1. Model Quantization and Pruning
The first step in reducing power usage is optimizing the AI model itself. Using techniques like Post-Training Quantization (PTQ) converts 32-bit floating-point weights to 8-bit integers. This reduces the computational load on the CPU/NPU, leading to significant energy savings.
- Benefits: Lower memory footprint and faster inference cycles.
- Tools: TensorFlow Lite, OpenVINO, or NVIDIA TensorRT.
2. Implementing Hardware Sleep Modes
Motor monitoring doesn't always require 24/7 continuous high-speed inference. By utilizing Deep Sleep modes and wake-on-interrupt features, the edge board can remain in a low-power state until a specific vibration or thermal anomaly is detected.
3. Efficient Data Sampling Rates
High-frequency data sampling consumes immense power. Optimize your ADC (Analog-to-Digital Converter) sampling rate to the minimum required for accurate fault detection. Balancing the Nyquist frequency with power constraints is key to sustainable AI hardware management.

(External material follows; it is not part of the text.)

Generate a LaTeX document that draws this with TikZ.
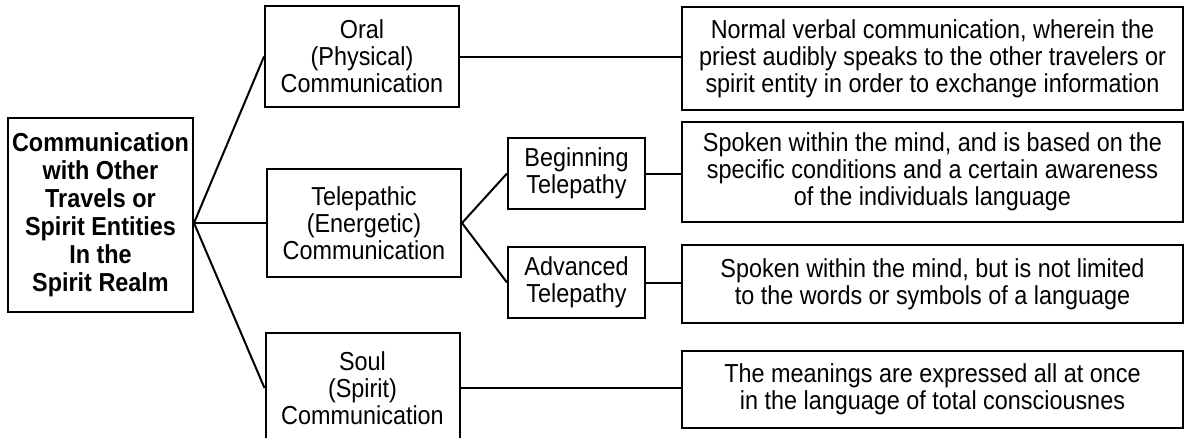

4. Hardware Selection: Choosing the Right SoC
Not all AI boards are created equal. When selecting hardware for motor monitoring, look for SoCs with dedicated DSP (Digital Signal Processors) or low-power AI accelerators. These are much more efficient at handling FFT (Fast Fourier Transform) calculations than a standard ARM Cortex-A series CPU.
Key Takeaway
Optimizing power for AI at the edge is a balancing act between performance, accuracy, and energy efficiency. By quantizing models and leveraging hardware sleep states, you can extend the operational life of your monitoring systems significantly.